What is the amount of interest Golden must pay the bondholders in 2007?

            A) $7,540    B) $8,000     C) $8,575    D) $7,425

T F         46. The acquisition of treasury stock by a corporation increases total assets and

            total stockholders' equity.

47.         Which of the following would not be true of a privately held corporation?

            A) It is sometimes called a closely held corporation.

            B) Its shares are regularly traded on the New York Stock Exchange.

            C) It does not offer its shares for sale to the general public.

            D) It is usually smaller than a publicly held company.
48.   Ed Stone has invested $400,000 in a privately held family corporation. The

      corporation does not do well and must declare bankruptcy.
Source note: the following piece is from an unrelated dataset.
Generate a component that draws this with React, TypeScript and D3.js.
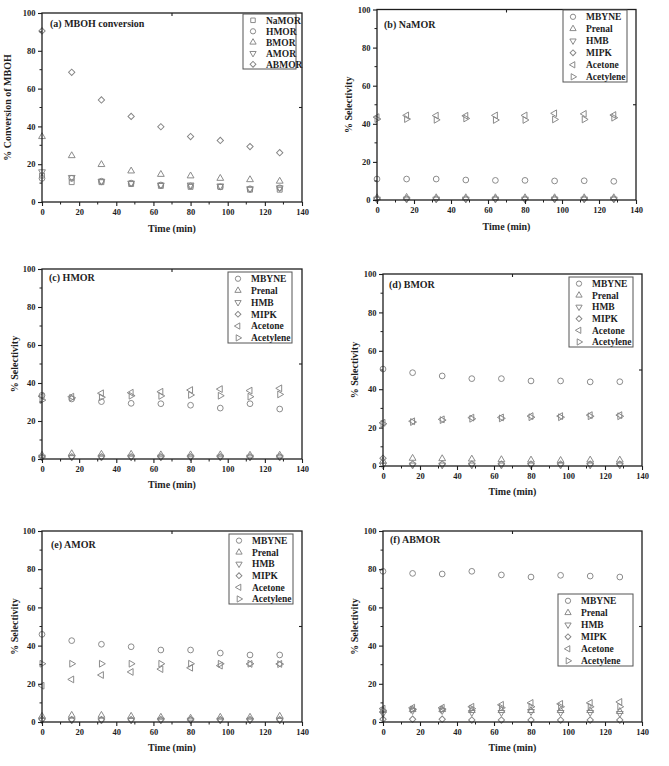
import React, { useRef, useEffect } from 'react';
import * as d3 from 'd3';

// shared axes
const times = [0, 16, 32, 48, 64, 80, 96, 112, 128];
const xTicks = [0, 20, 40, 60, 80, 100, 120, 140];
const yTicks = [0, 20, 40, 60, 80, 100];
const xMinor = [10, 30, 50, 70, 90, 110, 130];
const yMinor = [10, 30, 50, 70, 90];

// (a) MBOH conversion
const catalysts = ['NaMOR', 'HMOR', 'BMOR', 'AMOR', 'ABMOR'];
const convNaMOR = [14, 10.5, 10.5, 9.5, 8.5, 8, 8, 6.5, 6.5];
const convHMOR = [12.5, 12.5, 11, 10, 9, 8.5, 8, 7, 7.5];
const convBMOR = [34.6, 24.5, 19.8, 16.4, 14.6, 13.8, 12.5, 11.8, 11];
const convAMOR = [16, 13, 11, 10, 9, 9, 8.5, 7, 7.5];
const convABMOR = [90.5, 68.6, 54, 45.3, 39.8, 34.6, 32.6, 29.3, 26.1];

// products
const products = ['MBYNE', 'Prenal', 'HMB', 'MIPK', 'Acetone', 'Acetylene'];

// (b) NaMOR selectivity
const naMBYNE = [11, 11, 11, 10.5, 10.3, 10.3, 10, 10.1, 9.8];
const naPrenal = [1.2, 1.4, 1.2, 1.2, 1.2, 1.2, 1.2, 1.2, 1.2];
const naHMB = [0.5, 0.5, 0.5, 0.5, 0.5, 0.5, 0.5, 0.5, 0.5];
const naMIPK = [0.6, 0.6, 0.6, 0.6, 0.6, 0.6, 0.6, 0.6, 0.6];
const naAcetone = [43.5, 44.4, 44.3, 44.2, 44.4, 44.4, 45.5, 45.2, 44.6];
const naAcetylene = [42.5, 42.5, 42.1, 42.8, 42, 42, 42.3, 42.3, 43.2];

// (c) HMOR selectivity
const hMBYNE = [33.5, 31.6, 30.2, 29.3, 29.1, 28.3, 26.8, 29.1, 26.3];
const hPrenal = [2, 2.8, 2.5, 2.5, 2.2, 2.2, 2.2, 2, 2];
const hHMB = [1, 1, 1, 1, 1, 1, 1, 1, 1];
const hMIPK = [1, 1.2, 1.2, 1.2, 1.2, 1.2, 1.2, 1.2, 1.2];
const hAcetone = [33, 32.8, 34.6, 34.9, 35.4, 36.3, 36.8, 36, 37.2];
const hAcetylene = [31, 32.2, 32.5, 33.3, 33.2, 33.7, 33.3, 32.8, 34];

// (d) BMOR selectivity
const bMBYNE = [50.5, 48.6, 46.9, 45.5, 45.5, 44.3, 44.3, 43.8, 43.9];
const bPrenal = [2.5, 4, 3.8, 3.6, 3.3, 3.1, 2.9, 3.1, 3.1];
const bHMB = [0.5, 0.5, 0.5, 0.5, 0.5, 0.5, 0.5, 0.5, 0.5];
const bMIPK = [4, 1, 1, 1, 1, 1, 1, 1, 1];
const bAcetone = [22.5, 23.3, 24.3, 25.2, 25.3, 26, 26, 26.5, 26.5];
const bAcetylene = [22, 22.9, 23.9, 24.6, 24.8, 25.4, 25.4, 25.9, 25.9];

// (e) AMOR selectivity
const aMBYNE = [45.9, 42.6, 40.7, 39.4, 37.7, 37.7, 36.1, 35.1, 35.1];
const aPrenal = [3, 3.5, 3.5, 3, 2.5, 2, 2.5, 2.5, 3];
const aHMB = [1, 1, 1, 1, 1, 1, 1, 1, 1];
const aMIPK = [1.5, 1.2, 1.2, 1.2, 1.2, 1.2, 1.2, 1.2, 1.2];
const aAcetone = [19, 22.3, 24.6, 26.2, 27.7, 28.4, 29.5, 30.4, 30.4];
const aAcetylene = [30.5, 30.5, 30.5, 30.5, 30.5, 30.5, 30.5, 30.5, 30.3];

// (f) ABMOR selectivity
const abMBYNE = [78.9, 77.8, 77.5, 78.9, 77, 75.9, 76.8, 76.4, 75.9];
const abPrenal = [6, 6.5, 6.5, 6, 6, 6, 6, 6, 5.5];
const abHMB = [4.5, 6, 6, 5, 5, 5.5, 5, 5, 4.5];
const abMIPK = [1.5, 1.5, 1.5, 1, 1, 1, 1, 1, 1];
const abAcetone = [7, 7.5, 7.5, 8, 9, 10, 9.5, 10, 10.5];
const abAcetylene = [6, 6.5, 6.5, 7, 7.5, 8, 8, 8, 8];

const FONT = '"Liberation Serif", "Times New Roman", serif';
const MARK = '#858585';
const INK = '#1e1e1e';

// marker shapes: [d3 symbol, size, rotation]
const shapes = {
  square: [d3.symbolSquare, 24, 0],
  circle: [d3.symbolCircle, 26, 0],
  up: [d3.symbolTriangle, 20, 0],
  down: [d3.symbolTriangle, 20, 180],
  diamond: [d3.symbolSquare, 20, 45],
  left: [d3.symbolTriangle, 20, -90],
  right: [d3.symbolTriangle, 20, 90],
};
const convShapes = ['square', 'circle', 'up', 'down', 'diamond'];
const prodShapes = ['circle', 'up', 'down', 'diamond', 'left', 'right'];

const Panel = (props) => {
  const { box, label, labelPos, yTitle, yTitleX, xTitleDy, names, kinds, values, legend } = props;
  const ref = useRef();

  useEffect(() => {
    const g = d3.select(ref.current);
    g.selectAll('*').remove();

    const xScale = d3.scaleLinear().domain([0, 140]).range([box.left, box.right]);
    const yScale = d3.scaleLinear().domain([0, 100]).range([box.bottom, box.top]);

    // POINTS
    values.forEach((vals, si) => {
      const [type, size, rot] = shapes[kinds[si]];
      const path = d3.symbol().type(type).size(size)();
      g.selectAll(null)
        .data(vals)
        .enter()
        .append('path')
        .attr('d', path)
        .attr('transform', (d, i) => `translate(${xScale(times[i])},${yScale(d)}) rotate(${rot})`)
        .attr('fill', 'none')
        .attr('stroke', MARK)
        .attr('stroke-width', 0.95);
    });

    // FRAME
    g.append('rect')
      .attr('x', box.left)
      .attr('y', box.top)
      .attr('width', box.right - box.left)
      .attr('height', box.bottom - box.top)
      .attr('fill', 'none')
      .attr('stroke', INK)
      .attr('stroke-width', 1.3);

    // AXES
    const xAxis = g.append('g')
      .attr('transform', `translate(0,${box.bottom})`)
      .call(d3.axisBottom(xScale).tickValues(xTicks).tickSize(4).tickPadding(2.5));
    const yAxis = g.append('g')
      .attr('transform', `translate(${box.left},0)`)
      .call(d3.axisLeft(yScale).tickValues(yTicks).tickSize(4).tickPadding(2.5));
    [xAxis, yAxis].forEach((a) => {
      a.select('.domain').remove();
      a.selectAll('line').attr('stroke', INK).attr('stroke-width', 1.1);
      a.selectAll('text')
        .attr('fill', INK)
        .style('font-family', FONT)
        .style('font-weight', 'bold')
        .style('font-size', '8.5px');
    });

    // minor ticks
    g.selectAll(null).data(xMinor).enter().append('line')
      .attr('x1', (d) => xScale(d)).attr('x2', (d) => xScale(d))
      .attr('y1', box.bottom).attr('y2', box.bottom + 2.5)
      .attr('stroke', INK).attr('stroke-width', 1);
    g.selectAll(null).data(yMinor).enter().append('line')
      .attr('y1', (d) => yScale(d)).attr('y2', (d) => yScale(d))
      .attr('x1', box.left).attr('x2', box.left - 2.5)
      .attr('stroke', INK).attr('stroke-width', 1);

    // top / right middle ticks
    g.append('line')
      .attr('x1', xScale(70)).attr('x2', xScale(70))
      .attr('y1', box.top).attr('y2', box.top + 3)
      .attr('stroke', INK).attr('stroke-width', 1.1);
    g.append('line')
      .attr('x1', box.right).attr('x2', box.right - 3)
      .attr('y1', yScale(50)).attr('y2', yScale(50))
      .attr('stroke', INK).attr('stroke-width', 1.1);

    // TITLES
    g.append('text')
      .attr('x', (box.left + box.right) / 2)
      .attr('y', box.bottom + xTitleDy)
      .attr('text-anchor', 'middle')
      .attr('fill', INK)
      .style('font-family', FONT)
      .style('font-weight', 'bold')
      .style('font-size', '10px')
      .text('Time (min)');
    g.append('text')
      .attr('transform', `translate(${yTitleX},${(box.top + box.bottom) / 2}) rotate(-90)`)
      .attr('text-anchor', 'middle')
      .attr('dy', '0.35em')
      .attr('fill', INK)
      .style('font-family', FONT)
      .style('font-weight', 'bold')
      .style('font-size', '10px')
      .text(yTitle);
    g.append('text')
      .attr('x', box.left + labelPos[0])
      .attr('y', box.top + labelPos[1])
      .attr('dy', '0.35em')
      .attr('fill', INK)
      .style('font-family', FONT)
      .style('font-weight', 'bold')
      .style('font-size', '10px')
      .text(label);

    // LEGEND
    const lg = g.append('g');
    lg.append('rect')
      .attr('x', legend.x).attr('y', legend.y)
      .attr('width', legend.w).attr('height', legend.h)
      .attr('fill', 'white')
      .attr('stroke', '#555')
      .attr('stroke-width', 1);
    const row = legend.h / names.length;
    names.forEach((name, i) => {
      const cy = legend.y + row * (i + 0.5) + 0.8;
      const [type, size, rot] = shapes[kinds[i]];
      lg.append('path')
        .attr('d', d3.symbol().type(type).size(size * 0.85)())
        .attr('transform', `translate(${legend.x + 10},${cy}) rotate(${rot})`)
        .attr('fill', 'none')
        .attr('stroke', MARK)
        .attr('stroke-width', 0.95);
      lg.append('text')
        .attr('x', legend.x + 23)
        .attr('y', cy)
        .attr('dy', '0.35em')
        .attr('fill', INK)
        .style('font-family', FONT)
        .style('font-weight', 'bold')
        .style('font-size', '9.5px')
        .text(name);
    });
  }, [box, label, labelPos, yTitle, yTitleX, xTitleDy, names, kinds, values, legend]);

  return <g ref={ref} />;
};

const panels = [
  {
    box: { left: 42, right: 302, top: 13, bottom: 202 },
    label: '(a) MBOH conversion', labelPos: [8, 10.5],
    yTitle: '% Conversion of MBOH', yTitleX: 7, xTitleDy: 30,
    names: catalysts, kinds: convShapes,
    values: [convNaMOR, convHMOR, convBMOR, convAMOR, convABMOR],
    legend: { x: 243, y: 14, w: 53, h: 55 },
  },
  {
    box: { left: 377, right: 636, top: 9.5, bottom: 200 },
    label: '(b) NaMOR', labelPos: [7, 14.5],
    yTitle: '% Selectivity', yTitleX: 348, xTitleDy: 30,
    names: products, kinds: prodShapes,
    values: [naMBYNE, naPrenal, naHMB, naMIPK, naAcetone, naAcetylene],
    legend: { x: 563, y: 10, w: 64, h: 72 },
  },
  {
    box: { left: 42, right: 302, top: 269, bottom: 459 },
    label: '(c) HMOR', labelPos: [7, 8],
    yTitle: '% Selectivity', yTitleX: 14, xTitleDy: 29,
    names: products, kinds: prodShapes,
    values: [hMBYNE, hPrenal, hHMB, hMIPK, hAcetone, hAcetylene],
    legend: { x: 228, y: 272, w: 64, h: 71 },
  },
  {
    box: { left: 383, right: 642, top: 274, bottom: 466 },
    label: '(d) BMOR', labelPos: [6, 10],
    yTitle: '% Selectivity', yTitleX: 354, xTitleDy: 29,
    names: products, kinds: prodShapes,
    values: [bMBYNE, bPrenal, bHMB, bMIPK, bAcetone, bAcetylene],
    legend: { x: 569, y: 277, w: 64, h: 70 },
  },
  {
    box: { left: 42, right: 302, top: 531, bottom: 722 },
    label: '(e) AMOR', labelPos: [9, 13],
    yTitle: '% Selectivity', yTitleX: 14, xTitleDy: 29,
    names: products, kinds: prodShapes,
    values: [aMBYNE, aPrenal, aHMB, aMIPK, aAcetone, aAcetylene],
    legend: { x: 229, y: 534, w: 64, h: 70 },
  },
  {
    box: { left: 383, right: 642, top: 531, bottom: 722 },
    label: '(f) ABMOR', labelPos: [7, 8],
    yTitle: '% Selectivity', yTitleX: 354, xTitleDy: 29,
    names: products, kinds: prodShapes,
    values: [abMBYNE, abPrenal, abHMB, abMIPK, abAcetone, abAcetylene],
    legend: { x: 558, y: 594, w: 75, h: 72 },
  },
];

export default function App() {
  return (
    <div style={{ position: 'absolute', left: 0, top: 0 }}>
      <svg width={669} height={766} style={{ display: 'block', background: 'white' }}>
        {panels.map((p) => (
          <Panel key={p.label} {...p} />
        ))}
      </svg>
    </div>
  );
}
What amount does

      Stone stand to lose?

      A) Up to his total investment of $400,000.

      B) Zero.

      C) The $400,000 plus any personal assets the creditors demand.

      D) $200,000.

49.   What is ordinarily the first step in the formation of a corporation?

      A) Development of by-laws for the corporation

      B) Issuance of the corporate charter

      C) Application for incorporation to the appropriate Secretary of State

      D) Registration with the SEC

50.   The effect of the declaration of a cash dividend by the board of directors is to
a.    Increase Stockholder’s Equity …… Decrease Assets

b.    Increase Assets …………………… Decrease Liabilities

c.    Increase Liabilities ……………….. Decrease Stockholders’ Equity

d.    Increase Liabilities ……………….. Decrease Assets

T F         51. The use of cash to purchase highly liquid short-term investments (cash

            equivalents) would be reported on the statement of cash flows as an investing


52.         If a company reports a net loss, it

            A) may still have a net increase in cash.
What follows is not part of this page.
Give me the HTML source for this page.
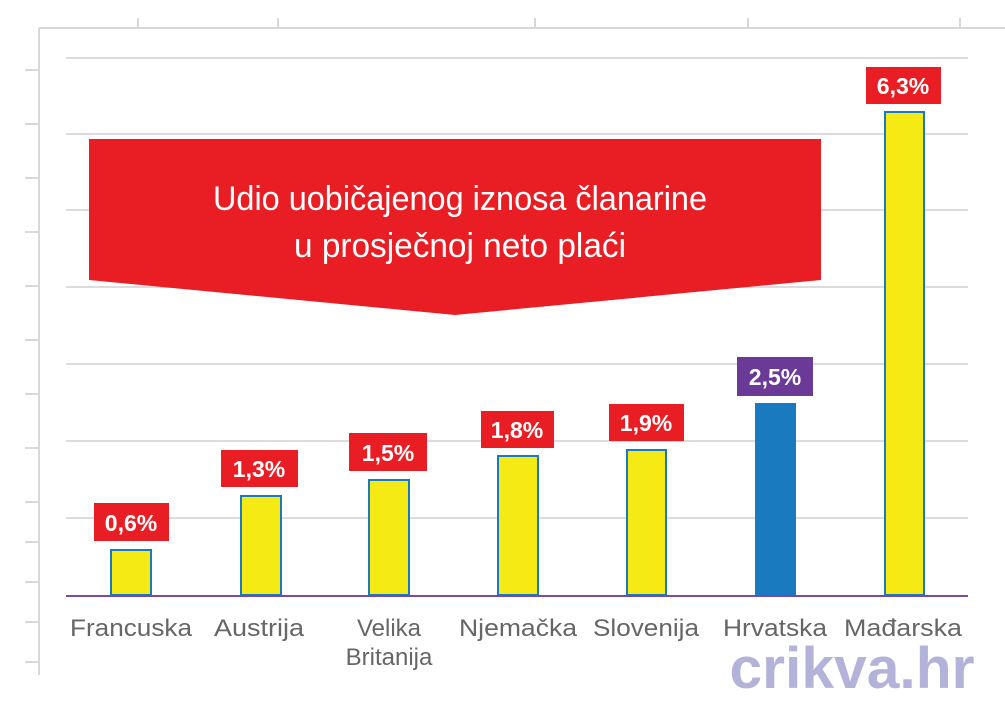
<!DOCTYPE html>
<html><head><meta charset="utf-8"><style>
body{margin:0;background:#fff}
svg{display:block}
</style></head><body>
<svg width="1005" height="720" xmlns="http://www.w3.org/2000/svg" font-family="Liberation Sans, sans-serif">
<rect width="1005" height="720" fill="#fff"/>
<g stroke="#d8d8d8" stroke-width="2">
<line x1="39" y1="28" x2="1005" y2="28"/>
<line x1="39" y1="28" x2="39" y2="675"/>
<line x1="138" y1="18" x2="138" y2="28"/><line x1="278" y1="18" x2="278" y2="28"/><line x1="535" y1="18" x2="535" y2="28"/><line x1="748" y1="18" x2="748" y2="28"/><line x1="960" y1="18" x2="960" y2="28"/>
<line x1="25" y1="70" x2="39" y2="70"/><line x1="25" y1="124" x2="39" y2="124"/><line x1="25" y1="178" x2="39" y2="178"/><line x1="25" y1="232" x2="39" y2="232"/><line x1="25" y1="286" x2="39" y2="286"/><line x1="25" y1="340" x2="39" y2="340"/><line x1="25" y1="394" x2="39" y2="394"/><line x1="25" y1="448" x2="39" y2="448"/><line x1="25" y1="502" x2="39" y2="502"/><line x1="25" y1="542" x2="39" y2="542"/><line x1="25" y1="582" x2="39" y2="582"/><line x1="25" y1="622" x2="39" y2="622"/><line x1="25" y1="662" x2="39" y2="662"/>
</g>
<g stroke="#dcdcdc" stroke-width="2">
<line x1="66" y1="58" x2="968" y2="58"/><line x1="66" y1="134" x2="968" y2="134"/><line x1="66" y1="210" x2="968" y2="210"/><line x1="66" y1="287" x2="968" y2="287"/><line x1="66" y1="364" x2="968" y2="364"/><line x1="66" y1="441" x2="968" y2="441"/><line x1="66" y1="518" x2="968" y2="518"/>
</g>
<path d="M89 139 H821 V280 L455 315 L89 280 Z" fill="#e91e25"/>
<g fill="#fff" font-size="34" text-anchor="middle">
<text x="460" y="210" textLength="494" lengthAdjust="spacingAndGlyphs">Udio uobičajenog iznosa članarine</text>
<text x="460" y="257" textLength="332" lengthAdjust="spacingAndGlyphs">u prosječnoj neto plaći</text>
</g>
<g stroke="#1a7abf" stroke-width="2" fill="#f5ea14">
<rect x="111" y="550" width="40" height="45"/>
<rect x="241" y="496" width="40" height="99"/>
<rect x="369" y="480" width="40" height="115"/>
<rect x="498" y="456" width="40" height="139"/>
<rect x="627" y="450" width="39" height="145"/>
<rect x="756" y="404" width="39" height="191" fill="#1a7abf"/>
<rect x="885" y="112" width="39" height="483"/>
</g>
<line x1="66" y1="596" x2="968" y2="596" stroke="#7a4aa0" stroke-width="2"/>
<g font-size="23" font-weight="bold" fill="#fff" text-anchor="middle">
<rect x="94" y="503" width="75" height="38" fill="#e91e25"/><text x="131" y="531">0,6%</text>
<rect x="221" y="450" width="77" height="37" fill="#e91e25"/><text x="259" y="477">1,3%</text>
<rect x="349" y="433" width="78" height="38" fill="#e91e25"/><text x="388" y="461">1,5%</text>
<rect x="481" y="411" width="73" height="37" fill="#e91e25"/><text x="517" y="438">1,8%</text>
<rect x="609" y="404" width="75" height="37" fill="#e91e25"/><text x="646" y="431">1,9%</text>
<rect x="737" y="357" width="76" height="39" fill="#6a3a96"/><text x="775" y="385">2,5%</text>
<rect x="866" y="67" width="75" height="37" fill="#e91e25"/><text x="903" y="94">6,3%</text>
</g>
<g font-size="24" fill="#666" text-anchor="middle">
<text x="131" y="636" textLength="122" lengthAdjust="spacingAndGlyphs">Francuska</text>
<text x="259" y="636" textLength="90" lengthAdjust="spacingAndGlyphs">Austrija</text>
<text x="389" y="636">Velika</text>
<text x="389" y="665">Britanija</text>
<text x="518" y="636" textLength="118" lengthAdjust="spacingAndGlyphs">Njemačka</text>
<text x="646" y="636" textLength="106" lengthAdjust="spacingAndGlyphs">Slovenija</text>
<text x="775" y="636" textLength="104" lengthAdjust="spacingAndGlyphs">Hrvatska</text>
<text x="903" y="636" textLength="118" lengthAdjust="spacingAndGlyphs">Mađarska</text>
</g>
<text x="852" y="688" font-size="58" font-weight="bold" fill="#b3b3da" text-anchor="middle" textLength="245" lengthAdjust="spacingAndGlyphs">crikva.hr</text>
</svg>
</body></html>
            B) will not be able to pay cash dividends.

            C) will not be able to get a loan.

            D) will not be able to make capital expenditures.

53: Joy Elle's Vegetable Market had the following transactions during 2008:

1. Issued $25,000 of par value common stock for cash.

2. Repaid a 6 year note payable in the amount of $11,000.
3. Acquired land by issuing common stock of par value $50,000.

4. Declared and paid a cash dividend of $1,000.

5. Sold a long-term investment (cost $3,000) for cash of $3,000.

6. Acquired an investment in IBM stock for cash of $6,000.

   What is the net cash provided by financing activities?

            A) $13,000    B) $25,000    C) $14,000    D) $9,000

54.         Flynn Company reported a net loss of $20,000 for the year ended December 31,

            2008. During the year, accounts receivable decreased $10,000, merchandise

            inventory increased $16,000, accounts payable increased by $20,000 and

            depreciation expense of $10,000 was recorded. During 2008, operating activities

            A) used net cash of $4,000.                C) provided net cash of $4,000.

            B) used net cash of $16,000.               D) provided net cash of $16,000.

55.         In the Freyfogle Company, land decreased $60,000 because of a cash sale for

            $60,000, the equipment account increased $20,000 as a result of a cash purchase,
and Bonds Payable increased $70,000 from an issuance for cash at face value. The

net cash provided by investing activities is

A) $60,000.    B) $110,000.    C) $40,000.     D) $50,000.